If you bought Electron User (or indeed The Micro User) in any December in the Eighties, there was little doubt it was Christmas! Many other magazines knew the same, packing their pages with so many advertisements for new games and computers that the reader was positively bewildered by what he should buy. But Electron User was different - you knew it was Christmas not by the excess of adverts but rather by the content. Did you wonder where we got our Christmassy opener for this EUG, Mr. Claus riding a reindeer-powered Electron? Right from the cover of Electron User 4.03 which included two full Christmassy games to celebrate the season.
I'm choosing just to review the demos and games on the companion disc for this issue, not the magazine itself. Santa's Sleigh is the first of these. The premise is that Santa's presents are in a warehouse which is guarded by a rather nasty looking spider and two marauding Christmas crackers. You are in control of Santa's sleigh (hence the title) and need to move throughout the warehouse collecting the presents and avoiding anything that moves.
The game works on the same physics as the classic Thrust, admittedly without any of that game's polish. You have controls for left, right and thrust and you need to work out exactly how much thrust you should apply to glide around the screen without crashing into walls or the nasties. If you fly into a present you will pick it up and, after you've collected the eight presents from the warehouse's eight platforms you can make your escape off the bottom of the screen. You have a limited amount of fuel too, just to keep you from taking it too easy!
For a BASIC game, this is actually not bad. The sleigh, only a 8x8 CHR$ definition, nevertheless responds well to keypresses, and moves one pixel at a time allowing for precision controlling. The presents (again 8x8 CHR$ definitions) could have been fashioned with a bit more work but are passable. The graphics and the crackers (16x8 CHR$ definitions) move speedily enough to present real adversaries to your quest.
It's a rather difficult game but not impossible, and the author even thought to include routines for Plus 1 joystick control.
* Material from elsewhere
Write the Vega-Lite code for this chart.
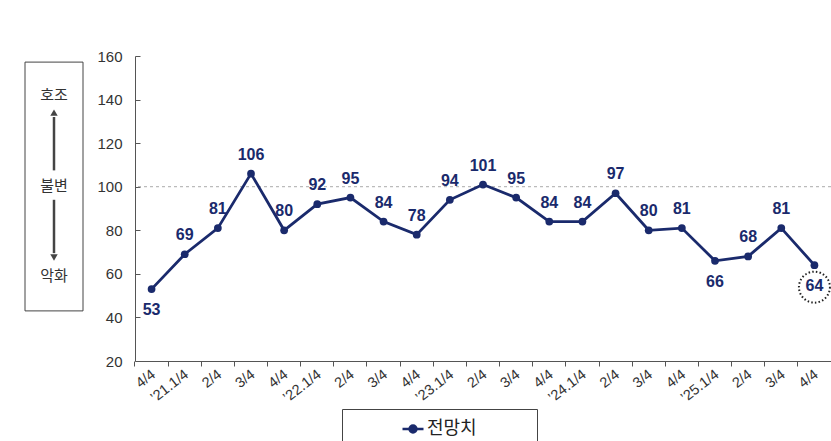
{
  "$schema": "https://vega.github.io/schema/vega-lite/v6.json",
  "background": "white",
  "padding": {"left": 24, "top": 49, "right": 0, "bottom": 0},
  "bounds": "flush",
  "spacing": 52,
  "config": {"view": {"stroke": null}, "font": "Noto Sans CJK KR"},
  "hconcat": [
    {
      "width": 58,
      "height": 305,
      "layer": [
        {
          "data": {"values": [{"top": 157.2, "bottom": 43}]},
          "mark": {"type": "rect", "fillOpacity": 0, "stroke": "#444", "strokeWidth": 1},
          "encoding": {
            "x": {"datum": 0, "type": "quantitative", "scale": {"domain": [0, 1]}, "axis": null},
            "x2": {"datum": 1},
            "y": {"field": "top", "type": "quantitative", "scale": {"domain": [20, 160]}, "axis": null},
            "y2": {"field": "bottom"}
          }
        },
        {
          "data": {"values": [{"from": 107.5, "to": 132}, {"from": 94, "to": 69.5}]},
          "mark": {"type": "rule", "color": "#444", "strokeWidth": 2.5},
          "encoding": {
            "x": {"datum": 0.5, "type": "quantitative"},
            "y": {"field": "from", "type": "quantitative"},
            "y2": {"field": "to"}
          }
        },
        {
          "data": {"values": [{"v": 134, "dir": "up"}, {"v": 67.5, "dir": "down"}]},
          "mark": {"type": "point", "filled": true, "color": "#444", "size": 55, "opacity": 1},
          "encoding": {
            "x": {"datum": 0.5, "type": "quantitative"},
            "y": {"field": "v", "type": "quantitative"},
            "shape": {"field": "dir", "type": "nominal", "scale": {"domain": ["up", "down"], "range": ["triangle-up", "triangle-down"]}, "legend": null}
          }
        },
        {
          "data": {"values": [{"label": "호조", "v": 142}, {"label": "불변", "v": 100.3}, {"label": "악화", "v": 58.8}]},
          "mark": {"type": "text", "fontSize": 15, "color": "#333", "baseline": "middle", "align": "center"},
          "encoding": {
            "x": {"datum": 0.5, "type": "quantitative"},
            "y": {"field": "v", "type": "quantitative"},
            "text": {"field": "label"}
          }
        }
      ]
    },
    {
      "width": 696,
      "height": 305,
      "data": {
        "values": [
          {"period": "’20.4/4", "value": 53, "series": "전망치"},
          {"period": "’21.1/4", "value": 69, "series": "전망치"},
          {"period": "’21.2/4", "value": 81, "series": "전망치"},
          {"period": "’21.3/4", "value": 106, "series": "전망치"},
          {"period": "’21.4/4", "value": 80, "series": "전망치"},
          {"period": "’22.1/4", "value": 92, "series": "전망치"},
          {"period": "’22.2/4", "value": 95, "series": "전망치"},
          {"period": "’22.3/4", "value": 84, "series": "전망치"},
          {"period": "’22.4/4", "value": 78, "series": "전망치"},
          {"period": "’23.1/4", "value": 94, "series": "전망치"},
          {"period": "’23.2/4", "value": 101, "series": "전망치"},
          {"period": "’23.3/4", "value": 95, "series": "전망치"},
          {"period": "’23.4/4", "value": 84, "series": "전망치"},
          {"period": "’24.1/4", "value": 84, "series": "전망치"},
          {"period": "’24.2/4", "value": 97, "series": "전망치"},
          {"period": "’24.3/4", "value": 80, "series": "전망치"},
          {"period": "’24.4/4", "value": 81, "series": "전망치"},
          {"period": "’25.1/4", "value": 66, "series": "전망치"},
          {"period": "’25.2/4", "value": 68, "series": "전망치"},
          {"period": "’25.3/4", "value": 81, "series": "전망치"},
          {"period": "’25.4/4", "value": 64, "series": "전망치"}
        ]
      },
      "layer": [
        {
          "data": {"values": [{"ref": 100}]},
          "mark": {"type": "rule", "color": "#aaaaaa", "strokeDash": [3, 3], "strokeWidth": 1},
          "encoding": {"y": {"field": "ref", "type": "quantitative"}}
        },
        {
          "mark": {"type": "line", "strokeWidth": 2.8},
          "encoding": {
            "x": {
              "field": "period", "type": "ordinal", "sort": null,
              "scale": {"type": "band", "paddingInner": 0, "paddingOuter": 0},
              "axis": {
                "title": null, "bandPosition": 0, "labelOffset": -2, "labelAngle": -38,
                "labelFont": "Liberation Sans", "labelFontSize": 14.5, "labelColor": "#333",
                "domainColor": "#555", "tickColor": "#555",
                "tickSize": 5, "labelPadding": 1,
                "labelExpr": "substring(datum.value, 4, 5) == '1' ? datum.value : substring(datum.value, 4)"
              }
            },
            "y": {
              "field": "value", "type": "quantitative",
              "scale": {"domain": [20, 160], "nice": false, "zero": false},
              "axis": {
                "title": null, "values": [20, 40, 60, 80, 100, 120, 140, 160], "grid": false,
                "labelFont": "Liberation Sans", "labelFontSize": 15, "labelColor": "#333",
                "domainColor": "#555", "tickColor": "#555",
                "tickSize": -5, "labelPadding": 18
              }
            },
            "color": {
              "field": "series", "type": "nominal",
              "scale": {"range": ["#1a2a6c"]},
              "legend": {
                "orient": "none", "legendX": 317, "legendY": 353,
                "title": " ", "titleOrient": "right", "titlePadding": 52,
                "symbolType": "M-1,0H1M-0.33,0A0.33,0.33 0 1,1 0.33,0A0.33,0.33 0 1,1 -0.33,0Z",
                "symbolSize": 441, "symbolStrokeWidth": 2.5,
                "symbolFillColor": "#1a2a6c", "symbolStrokeColor": "#1a2a6c",
                "symbolOffset": 51, "labelOffset": 2,
                "labelFontSize": 18, "labelColor": "#222",
                "strokeColor": "#444", "padding": 8
              }
            }
          }
        },
        {
          "mark": {"type": "point", "filled": true, "size": 60, "color": "#1a2a6c", "opacity": 1},
          "encoding": {
            "x": {"field": "period", "type": "ordinal", "sort": null},
            "y": {"field": "value", "type": "quantitative"}
          }
        },
        {
          "transform": [{"filter": {"not": {"field": "period", "oneOf": ["’20.4/4", "’25.1/4", "’25.4/4"]}}}],
          "mark": {"type": "text", "dy": -19, "font": "Liberation Sans", "fontSize": 16, "fontWeight": "bold", "color": "#1a2a6c", "baseline": "middle"},
          "encoding": {
            "x": {"field": "period", "type": "ordinal", "sort": null},
            "y": {"field": "value", "type": "quantitative"},
            "text": {"field": "value"}
          }
        },
        {
          "transform": [{"filter": {"field": "period", "oneOf": ["’20.4/4", "’25.1/4", "’25.4/4"]}}],
          "mark": {"type": "text", "dy": 21, "font": "Liberation Sans", "fontSize": 16, "fontWeight": "bold", "color": "#1a2a6c", "baseline": "middle"},
          "encoding": {
            "x": {"field": "period", "type": "ordinal", "sort": null},
            "y": {"field": "value", "type": "quantitative"},
            "text": {"field": "value"}
          }
        },
        {
          "transform": [{"filter": {"field": "period", "equal": "’25.4/4"}}],
          "mark": {"type": "point", "shape": "circle", "size": 960, "filled": false, "stroke": "#222", "strokeWidth": 2, "strokeDash": [1.5, 2.2], "yOffset": 22, "opacity": 1},
          "encoding": {
            "x": {"field": "period", "type": "ordinal", "sort": null},
            "y": {"field": "value", "type": "quantitative"}
          }
        }
      ]
    }
  ]
}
The same game in machine code, with more colourful graphics and a few power-ups to complete would work very well. As it is, this BASIC version feels a bit clumsy but it's reasonably enjoyable for a few moments of fun.
Yule Spell is a hybrid machine-code/BASIC game which somewhat surprised me - after a very flashy introductory sequence with a huge title sequence and very realistic falling snow - by revealing itself as a Hangman-variant. Um, right. The difference is that, instead of a man to hang by his neck until he be dead, you are presented with a nice Christmas tree laden with presents. You guess letters from the word at the bottom of the screen and, each time you guess a letter which is not present in the word, one of the letters is removed. Hence, the longer you take to guess, the less presents you receive.
This is a nice, colourful seasonal variant of the old favourite and is eminently playable, but there isn't really anything more to say about it.
Also on the disc you get two colourful pictures from the 10 LINERS feature which Electron User ran in its middle-age. These comprise a picture of a pyramid and a cocktail glass which is subsequently drained of its contents. So if Christmas isn't really doing it for you this year, you can always imagine you're in Egypt drinking a nice Tequilla-based concoction for a few seconds instead! Both of these demos are done in just ten lines of code; the idea was to encourage users to write similar programs and submit them to Electron User.
Although there is more skill involved in playing Santa's Sleigh than Yule Spell, I would imagine Yule Spell has more lastability and appeals to a wider audience.
There is more skill involved in playing Santa's Sleigh than Yule Spell, I would imagine Yule Spell has more lastability and appeals to a wider audience.